Por causa de Gerson tive um atrito com os dois, quase afogo o “pau” de Chãe na pimenta, dei uma cacetada na mesa que o molheiro que estava nela derramou em cima dele, exatamente na área de concentração da continuação da espécie.
De outra feita briguei, não sei por que porra, com Tia Mary. Fui lá pedir desculpas. Era assim a nossa relação. O engraçado disto tudo é que só tínhamos este convívio em Arembepe, quase nunca nos víamos em Salvador.
Afasta-mo-nos um pouco depois que o companheiro adquiriu o barco, quero dizer “lancha” porque passamos a ir com menos frequência para Arembepe. Lulu vendeu a casa, Aguiar acabou o hotel, o Mar Aberto ficou fechado, pois os preços impedem a nossa freqüência na assiduidade de antes. Tia Mary e Chãe venderam a casa e só vão a Arembepe de passagem.

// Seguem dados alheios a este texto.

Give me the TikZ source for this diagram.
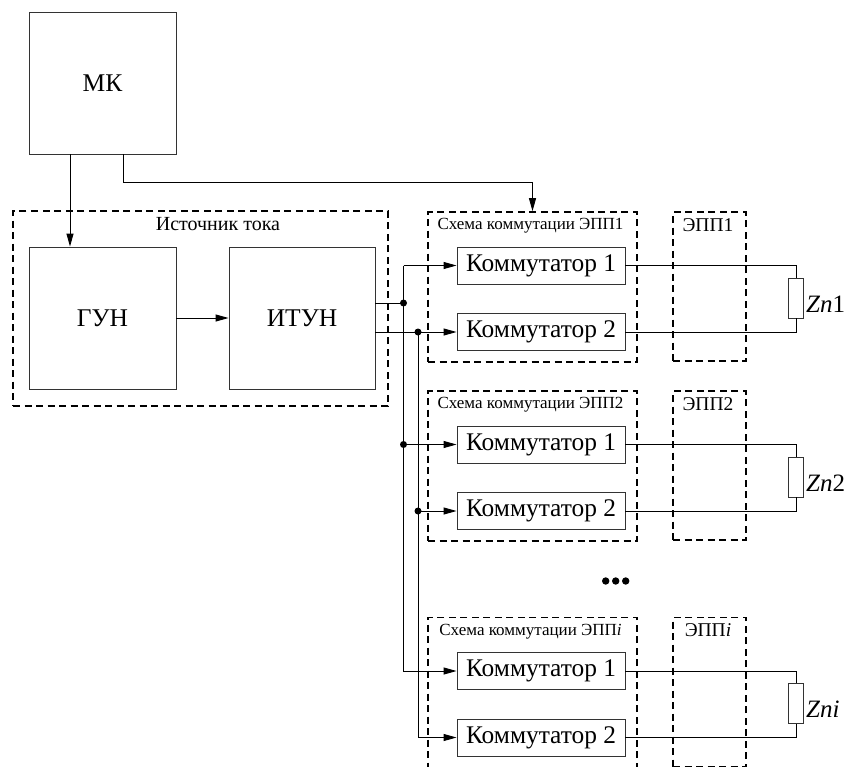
\documentclass[tikz,border=0pt]{standalone}
\usepackage{fontspec}
\setmainfont{Liberation Serif}
\newfontfamily\tnr{Liberation Serif}
\usetikzlibrary{arrows.meta,positioning}

\begin{document}
\begin{tikzpicture}[x=1pt,y=-1pt,font=\tnr,
  blk/.style={draw=black!80,line width=0.9pt,minimum width=147pt,minimum height=142pt,font=\tnr\fontsize{25.5}{29}\selectfont},
  komm/.style={draw=black!80,line width=0.9pt,minimum width=168pt,minimum height=37pt,inner sep=0pt,font=\tnr\fontsize{25.4}{29}\selectfont},
  grp/.style={draw,line width=1.6pt,dash pattern=on 7pt off 4.5pt},
  glab/.style={anchor=base,inner sep=0pt,font=\tnr\fontsize{17}{20}\selectfont},
  elab/.style={anchor=base,inner sep=0pt,font=\tnr\fontsize{19.5}{22}\selectfont},
  res/.style={draw=black!80,line width=0.9pt,minimum width=15pt,minimum height=40pt,inner sep=0pt},
  zlab/.style={anchor=west,inner sep=2pt,font=\tnr\fontsize{25}{29}\selectfont},
  wire/.style={line width=0.9pt},
  arr/.style={wire,-{Triangle[length=13pt,width=7pt]}}]
\useasboundingbox (0,0) rectangle (846,766);

\node[blk] (mk) at (102.5,83) {МК};
\node[grp,minimum width=375pt,minimum height=195pt] (src) at (200.5,308.5) {};
\node[glab,font=\tnr\fontsize{20}{23}\selectfont] (srcl) at (218,230.5) {Источник тока};
\node[blk] (gun) at (102.5,318) {ГУН};
\node[blk,minimum width=146pt] (itun) at (302,318) {ИТУН};

\foreach \n/\dy/\lab in {1/0/1,2/179/2,3/405.5/\textit{i}} {
    \node[komm] (ka\n) at (541,265.5+\dy) {Коммутатор 1};
    \node[komm] (kb\n) at (541,332+\dy) {Коммутатор 2};
    \node[grp,minimum width=209pt,minimum height=150pt] (sch\n) at (532.5,287+\dy) {};
    \node[grp,minimum width=73pt,minimum height=149pt] (epp\n) at (709.5,286.5+\dy) {};
    \node[glab] (schl\n) at (530.5,229.5+\dy) {Схема коммутации ЭПП\lab};
    \node[elab] (eppl\n) at (708,231+\dy) {ЭПП\lab};
    \node[res] (r\n) at (796,298+\dy) {};
    \node[zlab] (zl\n) at ([yshift=-6pt]r\n.east) {\textit{Zn}\lab};
    \draw[wire] (ka\n.east) -| (r\n.north);
    \draw[wire] (kb\n.east) -| (r\n.south);
}

\draw[arr] ([xshift=-32.5pt]mk.south) -- ([xshift=-32.5pt]gun.north);
\draw[arr] ([xshift=20.5pt]mk.south) -- ++(0,28) -| (sch1.north);
\draw[arr] (gun) -- (itun);

\coordinate (o1) at ([yshift=15pt]itun.east);
\coordinate (o2) at ([yshift=-14pt]itun.east);
\coordinate (busa) at (403.5,0);
\coordinate (busb) at (418,0);
\draw[wire] (o1) -- (o1 -| busa);
\draw[arr] (busa |- ka1.west) -- (ka1.west);
\draw[arr] (busa |- ka1.west) |- (ka3.west);
\draw[arr] (busa |- ka2.west) -- (ka2.west);
\draw[arr] (o2) -- (kb1.west);
\draw[arr] (busb |- kb1.west) |- (kb3.west);
\draw[arr] (busb |- kb2.west) -- (kb2.west);
\foreach \p in {(o1 -| busa),(busa |- ka2.west),(busb |- kb1.west),(busb |- kb2.west)}
    \fill \p circle (3.5pt);

\foreach \x in {605.7,615.7,625.7}
    \fill (\x,581) circle (3.7pt);
\end{tikzpicture}
\end{document}
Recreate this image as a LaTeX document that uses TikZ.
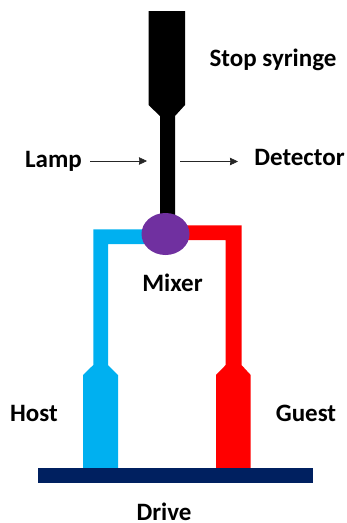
\documentclass[tikz,border=0pt]{standalone}
\usepackage{fontspec}
\setmainfont{Carlito}
\usetikzlibrary{arrows.meta}
\definecolor{hostblue}{HTML}{00B0F0}
\definecolor{guestred}{HTML}{FF0000}
\definecolor{drivenavy}{HTML}{002060}
\definecolor{mixpurple}{HTML}{7030A0}
\tikzset{
  lbl/.style={font=\bfseries\fontsize{25pt}{28pt}\selectfont, text=black, inner sep=0pt},
  beam/.style={-{Stealth[length=8pt,width=7.5pt,inset=0.5pt]}, line width=0.6pt, black!85},
}
\begin{document}
\begin{tikzpicture}[x=1pt,y=-1pt]
\useasboundingbox (0,0) rectangle (347,523);
% stop syringe
\fill[black] (148.5,11) -- (185,11) -- (185,105) -- (175,116) -- (175,222) -- (160,222) -- (160,116) -- (148.5,105) -- cycle;
% host line and syringe
\fill[hostblue] (83,468) -- (83,375) -- (93.3,365) -- (93.3,229.3) -- (165,229.3) -- (165,244) -- (108,244) -- (108,365) -- (118,375) -- (118,468) -- cycle;
% guest line and syringe
\fill[guestred] (216,468) -- (216,375) -- (225.7,365) -- (225.7,240) -- (165,240) -- (165,225.3) -- (241.5,225.3) -- (241.5,365) -- (250.7,375) -- (250.7,468) -- cycle;
% drive
\fill[drivenavy] (37.5,468) rectangle (313,483);
% mixer
\fill[mixpurple] (165.5,234) ellipse [x radius=24, y radius=21];
% labels
\node[lbl] (stop) at (273,60) {Stop syringe};
\node[lbl] (lamp) at (53.5,161) {Lamp};
\node[lbl] (det) at (299.5,157) {Detector};
\node[lbl] (mix) at (172.5,283) {Mixer};
\node[lbl] (host) at (34,413) {Host};
\node[lbl] (guest) at (306,413) {Guest};
\node[lbl] (drive) at (164,511.5) {Drive};
% beam
\coordinate (lampstart) at (90,161);
\coordinate (lampin) at (147,161);
\coordinate (detout) at (180,161.5);
\coordinate (dettip) at (238,161.5);
\draw[beam] (lampstart) -- (lampin);
\draw[beam] (detout) -- (dettip);
\end{tikzpicture}
\end{document}
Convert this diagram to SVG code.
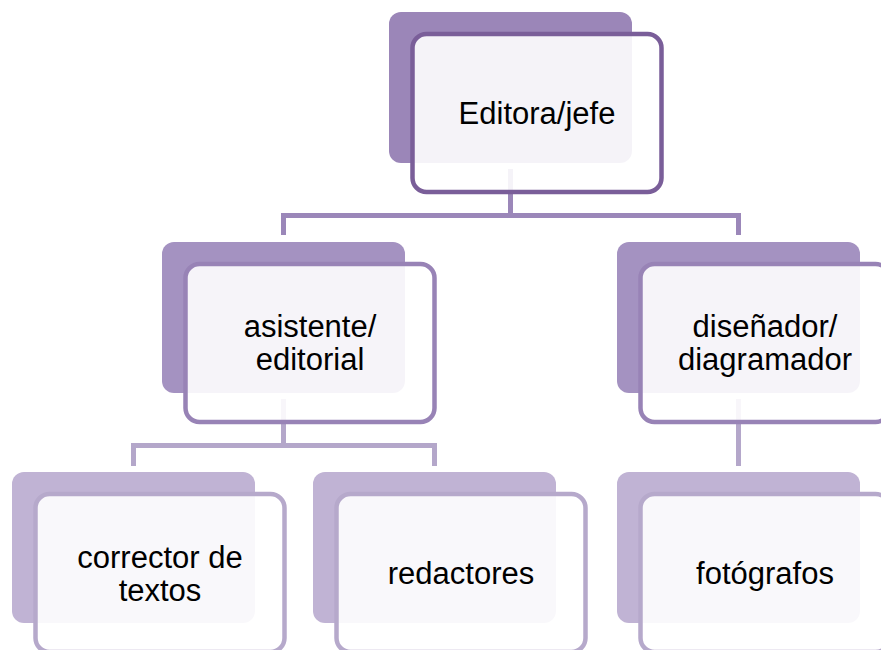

Não nos encontramos mais, não tenho mais com quem criar estórias, fico sozinha, como sempre. Bebo meu sorvetinho de cajá numa mesa solitária no Mar Aberto, algumas vezes sento-me na mesma nossa mesa de observação, que viu tanta alegria, tanta coisa boa, tantos momentos felizes, que se resumem hoje, somente, a esta declaração de amor que faço a vocês dois: Itamar e Marione.